Aliran Media Statement
Anwar's Guilty Verdict: No Big Surprise
The Anwar Ibrahim verdict doesn't come as a surprise or as a shock to Aliran and the majority of Malaysians. It was as expected.
It became increasingly clear to the lay person that Anwar's case was doomed as the trial progressed. After the defence had demolished the prosecution's attempts to prove sexual misconduct, the court allowed the prosecution's application for the charges to be amended so that actual sexual misconduct need not be proved.
The court then ruled that 25 days of trial evidence - evidence which the defence counsel argued was crucial and favourable to the defence - was irrelevant and ordered it expunged from court records -
What's more, the defence was also not allowed to call 10 witnesses to establish police conspiracy. Anwar's black eye and his treatment in police custody was deemed irrelevant to the case.

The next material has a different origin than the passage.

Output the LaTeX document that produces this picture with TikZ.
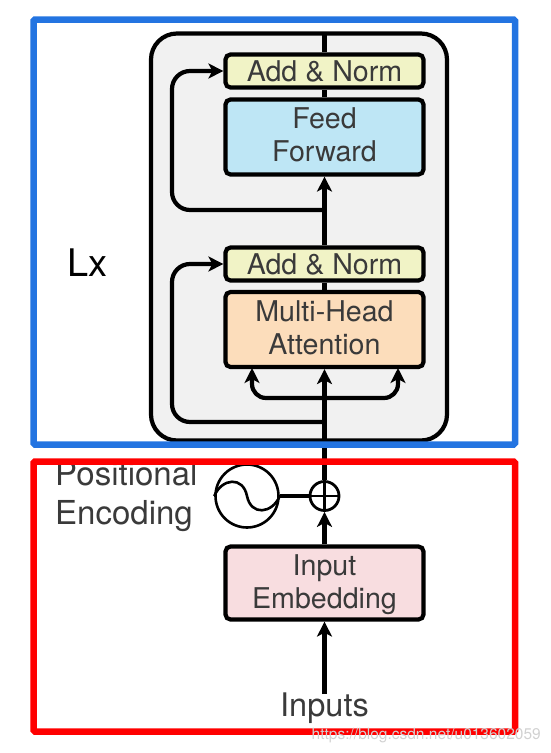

During the trial, the judge also ruled that the defence had to show the relevance of witnesses before they were called by submitting a summary of their testimony beforehand. The ruling was most unusual and, in effect, obliged the defence to reveal its hand in advance, thus forewarning the prosecution to the evidence to be adduced from defence witnesses.
A key line of defence - that certain powerful personalities conspired to topple Anwar - was initially allowed but later repeatedly ruled as 'irrelevant'. At one point, Anwar's lead counsel Raja Aziz Addruse, driven to desperation after yet another "irrelevant" ruling, remarked, "I don't know what is relevant anymore."
This case more than any other has caused Malaysians to question what jurisprudence is all about. In such a state of confusion, they must have wondered whether it was Anwar who was in the dock or the system of justice itself.
Indeed, never before has the judicial system been under such intense and prolonged public scrutiny as during the Anwar trial. Malaysians will now draw their own conclusions - "irrelevant" though they may be - about the state of the judicial system in the country.
The late Lord Denning's once observed: "Justice must be rooted in confidence" - and confidence is destroyed when right-minded people go away confused and bewildered.